Already, experts have begun brushing up on the never-used Section 4 of the 25th Amendment and have started to catalogue the acts by this President that may qualify for impeachment under Article II.
It may be difficult to describe the precise “high crimes and misdemeanors” inside Trump’s melting pot of abuse that already warrant Trump’s removal from office by the Senate following impeachment by the House. And it could be challenging to fit his obviously bizarre and rash conduct into conventional notions of inability (in the 25th Amendment sense). Nonetheless, this bill of particulars speaks to a point worth recalling: the Constitution affords the President broad power, and in exchange demands that he “take Care that the Laws be faithfully executed.”

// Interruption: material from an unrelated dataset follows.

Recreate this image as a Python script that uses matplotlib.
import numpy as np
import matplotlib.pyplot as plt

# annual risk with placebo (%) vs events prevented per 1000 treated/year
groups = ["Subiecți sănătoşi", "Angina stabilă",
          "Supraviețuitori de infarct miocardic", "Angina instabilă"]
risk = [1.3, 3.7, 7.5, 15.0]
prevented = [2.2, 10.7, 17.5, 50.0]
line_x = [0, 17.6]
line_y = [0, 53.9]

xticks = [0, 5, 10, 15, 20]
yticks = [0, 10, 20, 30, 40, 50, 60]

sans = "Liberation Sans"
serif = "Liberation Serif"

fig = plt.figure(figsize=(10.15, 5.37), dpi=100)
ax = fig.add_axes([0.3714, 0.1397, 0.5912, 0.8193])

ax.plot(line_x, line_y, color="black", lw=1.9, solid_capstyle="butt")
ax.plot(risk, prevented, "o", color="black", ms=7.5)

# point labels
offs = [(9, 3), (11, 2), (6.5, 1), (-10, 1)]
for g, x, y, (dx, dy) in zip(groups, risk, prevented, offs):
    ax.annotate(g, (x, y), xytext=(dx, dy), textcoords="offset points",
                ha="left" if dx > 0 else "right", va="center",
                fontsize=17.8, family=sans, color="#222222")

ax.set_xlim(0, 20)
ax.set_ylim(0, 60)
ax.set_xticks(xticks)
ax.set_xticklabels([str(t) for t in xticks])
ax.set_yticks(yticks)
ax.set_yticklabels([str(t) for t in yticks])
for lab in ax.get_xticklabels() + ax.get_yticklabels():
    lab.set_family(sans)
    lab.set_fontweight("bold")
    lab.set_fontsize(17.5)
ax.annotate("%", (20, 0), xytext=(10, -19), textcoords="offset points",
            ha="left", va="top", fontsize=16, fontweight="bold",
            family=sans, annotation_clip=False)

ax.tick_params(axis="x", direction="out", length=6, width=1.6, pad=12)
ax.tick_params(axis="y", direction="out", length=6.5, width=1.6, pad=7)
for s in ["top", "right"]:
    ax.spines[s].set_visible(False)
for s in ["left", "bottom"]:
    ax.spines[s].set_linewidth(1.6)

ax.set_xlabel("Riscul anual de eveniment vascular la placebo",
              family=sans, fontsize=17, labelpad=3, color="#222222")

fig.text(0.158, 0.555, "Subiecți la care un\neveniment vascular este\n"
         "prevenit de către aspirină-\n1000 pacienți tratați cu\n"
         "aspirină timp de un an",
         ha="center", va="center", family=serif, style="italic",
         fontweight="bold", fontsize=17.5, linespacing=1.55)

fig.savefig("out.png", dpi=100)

In subtle ways, this command affects our whole constitutional structure. It is a premise of many institutions and legal doctrines, and an abiding assurance that law will prevail in this nation above arbitrary and tyrannical uses of power.
Viewed from that perspective, it is one thing to disagree with a president, but it is quite another to view him as a truly bad faith actor, indifferent or hostile to the Constitution and its associated rules, norms, and institutions. If enough judges, legislators, public officials, and ordinary citizens come to the conclusion that Trump is not taking care that the laws be faithfully executed and cannot be trusted to do so in a future crisis, they can—and should—reflect creatively on ways to more robustly check and balance Trump while protecting the constitutional system.
That may mean impeachment, or it might mean less dramatic (but nonetheless important) forms of legal, political, and cultural resistance. For those of us bracing for the years ahead, there is no time like the present to begin the arduous task of defending our core values.
Ultimately, if the President will not “take Care that the Laws be faithfully executed,” then that obligation falls on “We the People,” who established this nation in the first place and remain the ultimate pillar of its Constitution.